- _The exercise_: Copy all of the material exactly. Pictures are not to appear in the copy.

--- BEGIN Data provided ---

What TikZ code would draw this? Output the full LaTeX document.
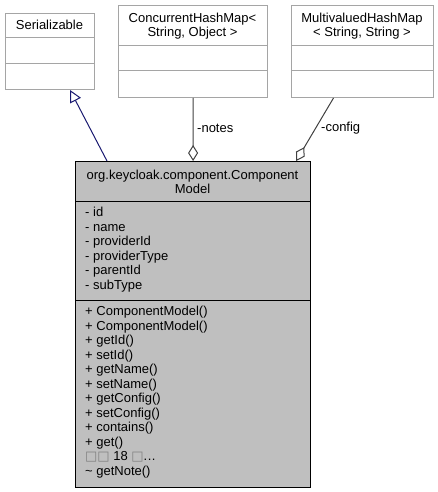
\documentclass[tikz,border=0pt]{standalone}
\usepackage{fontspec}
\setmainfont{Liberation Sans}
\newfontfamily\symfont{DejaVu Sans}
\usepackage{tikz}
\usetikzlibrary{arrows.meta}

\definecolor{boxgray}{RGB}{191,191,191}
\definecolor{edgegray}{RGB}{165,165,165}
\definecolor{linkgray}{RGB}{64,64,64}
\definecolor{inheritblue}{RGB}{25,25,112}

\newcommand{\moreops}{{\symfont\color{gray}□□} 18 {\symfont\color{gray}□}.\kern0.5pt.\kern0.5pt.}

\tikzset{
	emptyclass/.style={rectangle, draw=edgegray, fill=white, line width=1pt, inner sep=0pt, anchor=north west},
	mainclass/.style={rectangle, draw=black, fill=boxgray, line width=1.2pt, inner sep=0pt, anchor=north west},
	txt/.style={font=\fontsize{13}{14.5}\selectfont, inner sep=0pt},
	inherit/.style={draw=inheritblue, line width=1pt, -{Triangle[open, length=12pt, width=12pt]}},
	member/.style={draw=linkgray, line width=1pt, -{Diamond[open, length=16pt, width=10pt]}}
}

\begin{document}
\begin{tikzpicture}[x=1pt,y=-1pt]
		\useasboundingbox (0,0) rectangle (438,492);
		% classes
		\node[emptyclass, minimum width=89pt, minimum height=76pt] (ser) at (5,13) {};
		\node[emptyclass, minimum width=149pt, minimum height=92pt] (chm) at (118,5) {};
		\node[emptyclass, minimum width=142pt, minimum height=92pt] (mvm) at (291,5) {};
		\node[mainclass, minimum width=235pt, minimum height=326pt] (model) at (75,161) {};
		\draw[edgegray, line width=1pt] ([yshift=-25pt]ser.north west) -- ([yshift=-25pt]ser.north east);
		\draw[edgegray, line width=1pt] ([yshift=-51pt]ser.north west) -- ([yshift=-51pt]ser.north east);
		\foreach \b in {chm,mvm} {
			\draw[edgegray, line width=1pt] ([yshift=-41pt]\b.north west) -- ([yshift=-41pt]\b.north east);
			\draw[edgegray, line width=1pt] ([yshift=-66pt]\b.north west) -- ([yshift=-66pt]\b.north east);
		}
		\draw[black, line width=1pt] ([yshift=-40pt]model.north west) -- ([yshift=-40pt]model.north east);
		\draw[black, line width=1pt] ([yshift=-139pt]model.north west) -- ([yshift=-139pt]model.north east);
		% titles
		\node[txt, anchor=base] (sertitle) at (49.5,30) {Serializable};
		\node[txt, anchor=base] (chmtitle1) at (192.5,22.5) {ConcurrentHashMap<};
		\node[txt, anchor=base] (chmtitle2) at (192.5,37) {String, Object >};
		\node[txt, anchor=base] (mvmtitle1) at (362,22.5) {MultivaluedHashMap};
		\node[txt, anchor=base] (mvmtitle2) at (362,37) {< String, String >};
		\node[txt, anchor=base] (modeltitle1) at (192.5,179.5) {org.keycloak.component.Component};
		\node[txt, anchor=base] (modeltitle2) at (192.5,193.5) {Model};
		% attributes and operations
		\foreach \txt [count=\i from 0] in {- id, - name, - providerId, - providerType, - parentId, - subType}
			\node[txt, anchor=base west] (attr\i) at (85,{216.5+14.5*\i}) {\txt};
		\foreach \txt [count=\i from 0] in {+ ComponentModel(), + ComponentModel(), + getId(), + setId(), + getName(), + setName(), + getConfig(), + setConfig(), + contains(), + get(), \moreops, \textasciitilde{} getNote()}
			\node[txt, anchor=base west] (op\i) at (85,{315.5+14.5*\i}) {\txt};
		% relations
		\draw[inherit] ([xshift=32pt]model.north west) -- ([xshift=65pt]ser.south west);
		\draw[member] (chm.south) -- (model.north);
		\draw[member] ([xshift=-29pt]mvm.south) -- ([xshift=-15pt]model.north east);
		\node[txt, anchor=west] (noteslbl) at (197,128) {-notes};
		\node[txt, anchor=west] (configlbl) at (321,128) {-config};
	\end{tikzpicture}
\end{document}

--- END Data provided ---

- _Solved exercise_:
What TikZ code would draw this? Output the full LaTeX document.
\documentclass[tikz,border=0pt]{standalone}
\usepackage{fontspec}
\setmainfont{Liberation Sans}
\newfontfamily\symfont{DejaVu Sans}
\usepackage{tikz}
\usetikzlibrary{arrows.meta}

\definecolor{boxgray}{RGB}{191,191,191}
\definecolor{edgegray}{RGB}{165,165,165}
\definecolor{linkgray}{RGB}{64,64,64}
\definecolor{inheritblue}{RGB}{25,25,112}

\newcommand{\moreops}{{\symfont\color{gray}□□} 18 {\symfont\color{gray}□}.\kern0.5pt.\kern0.5pt.}

\tikzset{
	emptyclass/.style={rectangle, draw=edgegray, fill=white, line width=1pt, inner sep=0pt, anchor=north west},
	mainclass/.style={rectangle, draw=black, fill=boxgray, line width=1.2pt, inner sep=0pt, anchor=north west},
	txt/.style={font=\fontsize{13}{14.5}\selectfont, inner sep=0pt},
	inherit/.style={draw=inheritblue, line width=1pt, -{Triangle[open, length=12pt, width=12pt]}},
	member/.style={draw=linkgray, line width=1pt, -{Diamond[open, length=16pt, width=10pt]}}
}

\begin{document}
\begin{tikzpicture}[x=1pt,y=-1pt]
		\useasboundingbox (0,0) rectangle (438,492);
		% classes
		\node[emptyclass, minimum width=89pt, minimum height=76pt] (ser) at (5,13) {};
		\node[emptyclass, minimum width=149pt, minimum height=92pt] (chm) at (118,5) {};
		\node[emptyclass, minimum width=142pt, minimum height=92pt] (mvm) at (291,5) {};
		\node[mainclass, minimum width=235pt, minimum height=326pt] (model) at (75,161) {};
		\draw[edgegray, line width=1pt] ([yshift=-25pt]ser.north west) -- ([yshift=-25pt]ser.north east);
		\draw[edgegray, line width=1pt] ([yshift=-51pt]ser.north west) -- ([yshift=-51pt]ser.north east);
		\foreach \b in {chm,mvm} {
			\draw[edgegray, line width=1pt] ([yshift=-41pt]\b.north west) -- ([yshift=-41pt]\b.north east);
			\draw[edgegray, line width=1pt] ([yshift=-66pt]\b.north west) -- ([yshift=-66pt]\b.north east);
		}
		\draw[black, line width=1pt] ([yshift=-40pt]model.north west) -- ([yshift=-40pt]model.north east);
		\draw[black, line width=1pt] ([yshift=-139pt]model.north west) -- ([yshift=-139pt]model.north east);
		% titles
		\node[txt, anchor=base] (sertitle) at (49.5,30) {Serializable};
		\node[txt, anchor=base] (chmtitle1) at (192.5,22.5) {ConcurrentHashMap<};
		\node[txt, anchor=base] (chmtitle2) at (192.5,37) {String, Object >};
		\node[txt, anchor=base] (mvmtitle1) at (362,22.5) {MultivaluedHashMap};
		\node[txt, anchor=base] (mvmtitle2) at (362,37) {< String, String >};
		\node[txt, anchor=base] (modeltitle1) at (192.5,179.5) {org.keycloak.component.Component};
		\node[txt, anchor=base] (modeltitle2) at (192.5,193.5) {Model};
		% attributes and operations
		\foreach \txt [count=\i from 0] in {- id, - name, - providerId, - providerType, - parentId, - subType}
			\node[txt, anchor=base west] (attr\i) at (85,{216.5+14.5*\i}) {\txt};
		\foreach \txt [count=\i from 0] in {+ ComponentModel(), + ComponentModel(), + getId(), + setId(), + getName(), + setName(), + getConfig(), + setConfig(), + contains(), + get(), \moreops, \textasciitilde{} getNote()}
			\node[txt, anchor=base west] (op\i) at (85,{315.5+14.5*\i}) {\txt};
		% relations
		\draw[inherit] ([xshift=32pt]model.north west) -- ([xshift=65pt]ser.south west);
		\draw[member] (chm.south) -- (model.north);
		\draw[member] ([xshift=-29pt]mvm.south) -- ([xshift=-15pt]model.north east);
		\node[txt, anchor=west] (noteslbl) at (197,128) {-notes};
		\node[txt, anchor=west] (configlbl) at (321,128) {-config};
	\end{tikzpicture}
\end{document}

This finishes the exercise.